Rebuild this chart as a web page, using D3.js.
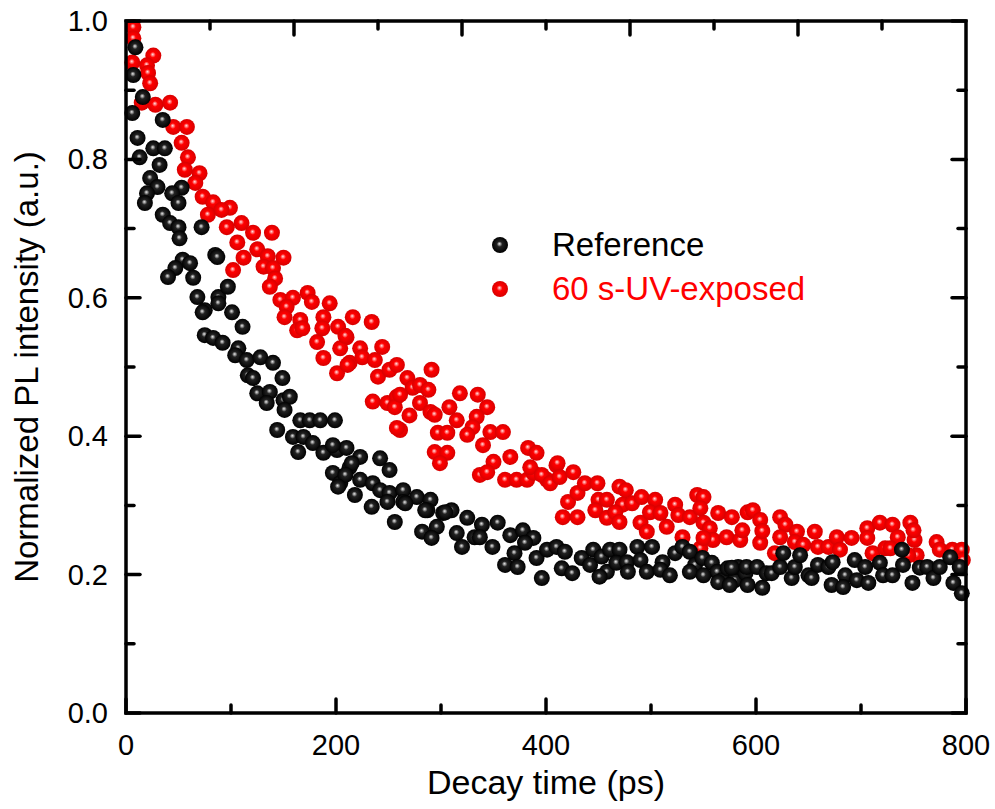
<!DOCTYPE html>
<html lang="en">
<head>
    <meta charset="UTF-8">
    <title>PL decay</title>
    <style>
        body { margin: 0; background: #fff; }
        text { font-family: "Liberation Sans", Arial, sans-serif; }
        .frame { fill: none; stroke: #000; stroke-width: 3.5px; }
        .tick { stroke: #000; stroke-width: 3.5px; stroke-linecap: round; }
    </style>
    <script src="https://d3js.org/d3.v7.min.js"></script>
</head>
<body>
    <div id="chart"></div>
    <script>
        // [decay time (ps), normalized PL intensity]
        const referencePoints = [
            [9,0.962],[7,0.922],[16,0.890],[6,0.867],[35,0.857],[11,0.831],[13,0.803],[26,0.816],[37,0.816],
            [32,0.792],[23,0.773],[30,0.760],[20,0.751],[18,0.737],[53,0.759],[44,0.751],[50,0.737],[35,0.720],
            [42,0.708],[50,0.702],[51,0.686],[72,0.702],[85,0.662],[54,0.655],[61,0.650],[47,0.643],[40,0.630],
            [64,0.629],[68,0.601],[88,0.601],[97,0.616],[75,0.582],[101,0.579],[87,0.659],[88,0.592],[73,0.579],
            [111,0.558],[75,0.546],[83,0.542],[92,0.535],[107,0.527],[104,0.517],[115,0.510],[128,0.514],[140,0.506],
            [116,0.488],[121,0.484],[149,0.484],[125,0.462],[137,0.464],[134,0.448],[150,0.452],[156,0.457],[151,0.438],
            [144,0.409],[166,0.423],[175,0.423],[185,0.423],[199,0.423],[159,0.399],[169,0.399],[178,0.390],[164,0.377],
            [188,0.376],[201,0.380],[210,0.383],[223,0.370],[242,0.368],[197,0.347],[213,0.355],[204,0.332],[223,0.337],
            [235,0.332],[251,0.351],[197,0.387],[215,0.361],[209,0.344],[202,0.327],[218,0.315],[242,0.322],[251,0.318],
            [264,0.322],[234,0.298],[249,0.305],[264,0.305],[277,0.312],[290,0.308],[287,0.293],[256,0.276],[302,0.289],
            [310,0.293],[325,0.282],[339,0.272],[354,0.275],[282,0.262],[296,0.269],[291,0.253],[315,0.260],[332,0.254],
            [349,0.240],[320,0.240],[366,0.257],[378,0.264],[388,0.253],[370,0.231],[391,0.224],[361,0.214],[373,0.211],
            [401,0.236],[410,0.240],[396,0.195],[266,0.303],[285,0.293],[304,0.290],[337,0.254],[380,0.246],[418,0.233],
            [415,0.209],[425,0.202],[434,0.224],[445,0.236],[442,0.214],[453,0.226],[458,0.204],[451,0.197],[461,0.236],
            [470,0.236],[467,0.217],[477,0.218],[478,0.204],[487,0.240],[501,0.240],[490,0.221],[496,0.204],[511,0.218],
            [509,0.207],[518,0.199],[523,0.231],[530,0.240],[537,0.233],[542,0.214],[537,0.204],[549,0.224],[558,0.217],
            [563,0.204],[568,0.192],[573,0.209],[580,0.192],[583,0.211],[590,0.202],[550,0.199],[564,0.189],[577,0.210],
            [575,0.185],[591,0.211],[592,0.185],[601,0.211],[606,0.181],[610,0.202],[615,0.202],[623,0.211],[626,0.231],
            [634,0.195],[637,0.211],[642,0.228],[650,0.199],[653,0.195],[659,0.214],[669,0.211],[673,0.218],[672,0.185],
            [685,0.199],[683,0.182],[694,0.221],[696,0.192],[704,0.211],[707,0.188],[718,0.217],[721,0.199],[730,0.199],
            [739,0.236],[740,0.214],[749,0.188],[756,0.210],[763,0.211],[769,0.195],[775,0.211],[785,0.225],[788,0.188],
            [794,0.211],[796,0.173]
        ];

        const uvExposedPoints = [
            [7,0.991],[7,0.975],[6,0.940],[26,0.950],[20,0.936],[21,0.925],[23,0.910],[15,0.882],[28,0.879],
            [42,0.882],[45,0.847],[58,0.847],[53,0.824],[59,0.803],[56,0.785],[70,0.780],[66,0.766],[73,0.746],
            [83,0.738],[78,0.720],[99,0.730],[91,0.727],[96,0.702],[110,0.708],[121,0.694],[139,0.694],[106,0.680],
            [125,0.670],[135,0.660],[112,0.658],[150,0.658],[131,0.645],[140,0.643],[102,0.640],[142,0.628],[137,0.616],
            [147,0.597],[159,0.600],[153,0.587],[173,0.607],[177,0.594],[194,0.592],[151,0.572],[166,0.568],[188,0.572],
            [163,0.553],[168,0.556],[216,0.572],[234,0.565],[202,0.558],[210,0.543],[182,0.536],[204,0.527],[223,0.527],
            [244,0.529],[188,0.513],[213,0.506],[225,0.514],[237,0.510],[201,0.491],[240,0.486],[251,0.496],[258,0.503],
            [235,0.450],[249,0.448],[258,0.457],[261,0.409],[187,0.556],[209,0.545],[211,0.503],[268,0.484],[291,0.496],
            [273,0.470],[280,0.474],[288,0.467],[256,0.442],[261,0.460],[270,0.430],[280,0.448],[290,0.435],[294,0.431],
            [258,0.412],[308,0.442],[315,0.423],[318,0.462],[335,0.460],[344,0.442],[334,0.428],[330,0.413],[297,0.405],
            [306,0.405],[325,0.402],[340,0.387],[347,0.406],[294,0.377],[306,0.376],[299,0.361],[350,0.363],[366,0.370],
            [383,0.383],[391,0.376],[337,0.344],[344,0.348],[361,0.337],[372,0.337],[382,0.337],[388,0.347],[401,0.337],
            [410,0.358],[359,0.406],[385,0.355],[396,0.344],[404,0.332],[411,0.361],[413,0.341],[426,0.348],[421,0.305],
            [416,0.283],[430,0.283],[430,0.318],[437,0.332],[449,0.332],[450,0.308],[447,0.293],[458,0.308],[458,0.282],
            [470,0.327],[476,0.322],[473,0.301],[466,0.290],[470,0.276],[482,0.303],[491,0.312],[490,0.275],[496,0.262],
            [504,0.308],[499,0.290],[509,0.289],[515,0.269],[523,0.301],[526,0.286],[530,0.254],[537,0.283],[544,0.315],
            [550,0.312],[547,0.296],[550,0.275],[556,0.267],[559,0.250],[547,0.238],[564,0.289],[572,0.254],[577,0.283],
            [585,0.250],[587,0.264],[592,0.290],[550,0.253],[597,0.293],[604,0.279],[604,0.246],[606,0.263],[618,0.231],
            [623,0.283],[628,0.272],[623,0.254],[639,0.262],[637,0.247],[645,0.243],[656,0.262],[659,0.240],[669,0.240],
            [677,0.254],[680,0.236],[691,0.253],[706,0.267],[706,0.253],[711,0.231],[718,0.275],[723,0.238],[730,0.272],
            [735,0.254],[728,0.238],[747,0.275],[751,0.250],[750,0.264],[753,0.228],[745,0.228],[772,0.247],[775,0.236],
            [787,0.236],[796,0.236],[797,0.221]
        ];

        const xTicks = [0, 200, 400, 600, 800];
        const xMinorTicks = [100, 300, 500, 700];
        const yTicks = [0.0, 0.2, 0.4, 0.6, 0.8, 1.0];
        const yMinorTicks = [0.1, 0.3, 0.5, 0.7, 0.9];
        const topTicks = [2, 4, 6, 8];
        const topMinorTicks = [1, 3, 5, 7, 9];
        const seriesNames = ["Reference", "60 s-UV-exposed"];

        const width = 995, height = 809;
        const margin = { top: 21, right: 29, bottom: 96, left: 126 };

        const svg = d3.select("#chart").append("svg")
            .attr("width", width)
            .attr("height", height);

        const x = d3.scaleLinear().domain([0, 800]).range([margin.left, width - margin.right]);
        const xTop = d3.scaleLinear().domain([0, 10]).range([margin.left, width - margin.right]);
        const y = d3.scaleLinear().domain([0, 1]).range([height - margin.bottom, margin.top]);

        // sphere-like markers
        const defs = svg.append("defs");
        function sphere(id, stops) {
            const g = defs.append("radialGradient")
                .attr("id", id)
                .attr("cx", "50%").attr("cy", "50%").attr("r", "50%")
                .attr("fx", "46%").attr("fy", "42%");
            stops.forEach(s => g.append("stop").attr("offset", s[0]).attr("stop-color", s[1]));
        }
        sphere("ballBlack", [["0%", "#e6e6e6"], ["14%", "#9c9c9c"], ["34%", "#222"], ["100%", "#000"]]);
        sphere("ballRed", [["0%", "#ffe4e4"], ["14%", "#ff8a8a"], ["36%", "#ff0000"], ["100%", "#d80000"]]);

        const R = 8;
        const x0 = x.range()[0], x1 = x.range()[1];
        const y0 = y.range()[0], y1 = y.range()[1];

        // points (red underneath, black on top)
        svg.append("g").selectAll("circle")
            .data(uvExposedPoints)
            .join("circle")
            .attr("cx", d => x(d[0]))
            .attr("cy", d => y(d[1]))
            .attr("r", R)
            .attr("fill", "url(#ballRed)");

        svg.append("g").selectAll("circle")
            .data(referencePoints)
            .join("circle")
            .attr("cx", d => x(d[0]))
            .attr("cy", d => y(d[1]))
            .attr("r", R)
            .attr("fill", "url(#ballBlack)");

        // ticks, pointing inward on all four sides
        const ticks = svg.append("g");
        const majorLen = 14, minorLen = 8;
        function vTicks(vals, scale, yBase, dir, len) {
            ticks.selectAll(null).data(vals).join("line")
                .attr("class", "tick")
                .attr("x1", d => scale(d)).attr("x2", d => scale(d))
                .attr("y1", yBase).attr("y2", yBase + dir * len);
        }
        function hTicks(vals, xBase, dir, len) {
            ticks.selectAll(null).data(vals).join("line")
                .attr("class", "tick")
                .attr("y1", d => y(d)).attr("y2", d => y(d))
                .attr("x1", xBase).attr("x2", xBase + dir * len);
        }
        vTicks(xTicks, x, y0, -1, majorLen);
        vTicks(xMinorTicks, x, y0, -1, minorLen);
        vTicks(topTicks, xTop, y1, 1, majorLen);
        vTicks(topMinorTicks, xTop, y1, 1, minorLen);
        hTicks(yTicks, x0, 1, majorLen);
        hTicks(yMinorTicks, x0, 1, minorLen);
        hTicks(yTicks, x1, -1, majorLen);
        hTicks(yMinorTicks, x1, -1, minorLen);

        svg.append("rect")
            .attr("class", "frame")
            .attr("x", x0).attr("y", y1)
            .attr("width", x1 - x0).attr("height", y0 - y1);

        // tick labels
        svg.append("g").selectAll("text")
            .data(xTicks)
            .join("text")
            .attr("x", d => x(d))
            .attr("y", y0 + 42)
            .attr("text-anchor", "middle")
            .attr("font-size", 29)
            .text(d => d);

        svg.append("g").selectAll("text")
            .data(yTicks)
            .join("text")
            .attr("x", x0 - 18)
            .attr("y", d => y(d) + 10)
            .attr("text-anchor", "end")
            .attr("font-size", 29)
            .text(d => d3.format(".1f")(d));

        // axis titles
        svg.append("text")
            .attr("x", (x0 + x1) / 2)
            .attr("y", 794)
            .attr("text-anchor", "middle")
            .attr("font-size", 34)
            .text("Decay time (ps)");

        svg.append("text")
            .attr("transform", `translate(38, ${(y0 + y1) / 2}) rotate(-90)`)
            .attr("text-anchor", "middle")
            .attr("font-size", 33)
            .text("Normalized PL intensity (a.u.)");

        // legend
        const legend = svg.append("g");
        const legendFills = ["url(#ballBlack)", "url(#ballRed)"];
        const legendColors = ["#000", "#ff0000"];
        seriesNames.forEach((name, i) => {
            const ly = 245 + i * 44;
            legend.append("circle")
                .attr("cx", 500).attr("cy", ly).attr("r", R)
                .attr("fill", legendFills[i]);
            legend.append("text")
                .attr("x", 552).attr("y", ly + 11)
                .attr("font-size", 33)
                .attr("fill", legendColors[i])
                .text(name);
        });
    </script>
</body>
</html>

--

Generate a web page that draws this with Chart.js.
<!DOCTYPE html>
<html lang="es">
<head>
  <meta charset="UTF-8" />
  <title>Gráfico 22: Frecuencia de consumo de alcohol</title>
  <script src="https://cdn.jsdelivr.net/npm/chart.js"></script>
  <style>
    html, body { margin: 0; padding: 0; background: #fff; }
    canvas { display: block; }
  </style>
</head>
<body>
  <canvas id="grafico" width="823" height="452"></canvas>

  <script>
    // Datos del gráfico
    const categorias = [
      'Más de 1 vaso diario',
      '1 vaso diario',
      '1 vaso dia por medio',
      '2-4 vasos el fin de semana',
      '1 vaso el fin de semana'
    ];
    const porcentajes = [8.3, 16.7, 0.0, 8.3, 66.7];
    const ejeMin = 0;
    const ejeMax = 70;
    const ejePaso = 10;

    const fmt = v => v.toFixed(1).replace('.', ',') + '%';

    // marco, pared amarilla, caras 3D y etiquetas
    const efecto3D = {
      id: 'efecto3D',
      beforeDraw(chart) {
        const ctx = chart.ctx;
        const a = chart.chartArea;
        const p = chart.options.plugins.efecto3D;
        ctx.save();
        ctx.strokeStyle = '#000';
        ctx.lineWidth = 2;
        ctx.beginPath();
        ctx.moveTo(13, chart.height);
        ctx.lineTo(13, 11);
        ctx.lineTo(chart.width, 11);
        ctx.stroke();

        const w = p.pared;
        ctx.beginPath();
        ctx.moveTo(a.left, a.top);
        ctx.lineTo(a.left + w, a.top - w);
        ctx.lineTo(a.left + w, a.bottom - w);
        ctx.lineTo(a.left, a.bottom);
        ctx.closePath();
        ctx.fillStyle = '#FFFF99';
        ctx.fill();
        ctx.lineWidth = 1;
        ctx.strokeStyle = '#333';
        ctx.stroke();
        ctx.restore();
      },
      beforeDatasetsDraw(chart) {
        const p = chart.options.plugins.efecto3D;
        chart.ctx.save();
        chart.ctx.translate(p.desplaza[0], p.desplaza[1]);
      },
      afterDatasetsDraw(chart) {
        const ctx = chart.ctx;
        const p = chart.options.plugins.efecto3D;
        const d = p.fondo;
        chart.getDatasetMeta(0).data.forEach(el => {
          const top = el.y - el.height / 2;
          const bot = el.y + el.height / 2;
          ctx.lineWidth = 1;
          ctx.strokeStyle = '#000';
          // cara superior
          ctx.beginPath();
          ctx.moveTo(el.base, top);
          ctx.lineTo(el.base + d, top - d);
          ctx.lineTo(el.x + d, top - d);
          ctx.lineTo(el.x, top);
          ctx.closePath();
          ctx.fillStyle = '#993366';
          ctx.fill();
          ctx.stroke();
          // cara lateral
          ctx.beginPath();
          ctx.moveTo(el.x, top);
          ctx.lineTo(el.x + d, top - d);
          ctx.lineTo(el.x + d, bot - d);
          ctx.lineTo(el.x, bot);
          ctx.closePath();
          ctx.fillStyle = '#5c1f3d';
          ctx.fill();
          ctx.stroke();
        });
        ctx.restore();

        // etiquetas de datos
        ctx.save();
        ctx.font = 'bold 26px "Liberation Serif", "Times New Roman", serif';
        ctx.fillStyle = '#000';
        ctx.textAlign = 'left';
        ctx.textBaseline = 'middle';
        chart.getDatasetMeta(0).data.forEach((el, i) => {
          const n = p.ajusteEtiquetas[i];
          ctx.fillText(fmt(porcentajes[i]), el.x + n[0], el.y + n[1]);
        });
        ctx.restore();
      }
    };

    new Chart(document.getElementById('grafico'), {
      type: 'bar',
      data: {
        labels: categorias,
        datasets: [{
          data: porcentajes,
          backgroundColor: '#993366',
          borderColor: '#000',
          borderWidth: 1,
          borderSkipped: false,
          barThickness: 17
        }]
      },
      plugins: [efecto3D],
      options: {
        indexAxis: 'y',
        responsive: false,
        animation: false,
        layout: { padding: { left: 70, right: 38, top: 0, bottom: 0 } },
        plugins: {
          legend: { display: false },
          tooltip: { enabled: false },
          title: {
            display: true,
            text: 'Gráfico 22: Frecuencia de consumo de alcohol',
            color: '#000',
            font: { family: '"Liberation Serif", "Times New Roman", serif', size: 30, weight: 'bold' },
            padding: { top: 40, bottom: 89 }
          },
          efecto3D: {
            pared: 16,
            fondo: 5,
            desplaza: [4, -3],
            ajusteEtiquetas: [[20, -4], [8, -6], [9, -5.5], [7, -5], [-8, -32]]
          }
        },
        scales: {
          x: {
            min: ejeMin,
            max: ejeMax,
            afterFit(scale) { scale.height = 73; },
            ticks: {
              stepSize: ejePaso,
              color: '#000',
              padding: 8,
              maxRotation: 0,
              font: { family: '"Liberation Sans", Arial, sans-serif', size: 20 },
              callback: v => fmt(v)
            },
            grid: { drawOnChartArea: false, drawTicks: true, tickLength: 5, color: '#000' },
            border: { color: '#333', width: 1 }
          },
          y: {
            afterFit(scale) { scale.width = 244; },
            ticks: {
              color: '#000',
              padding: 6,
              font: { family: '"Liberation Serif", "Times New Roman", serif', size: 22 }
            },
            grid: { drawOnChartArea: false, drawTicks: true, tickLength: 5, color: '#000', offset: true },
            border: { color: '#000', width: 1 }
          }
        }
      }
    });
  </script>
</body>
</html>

:: Exercise ::
Of all the lines in the data above, state how many include "page". Say only the number.

:: Correct result ::
2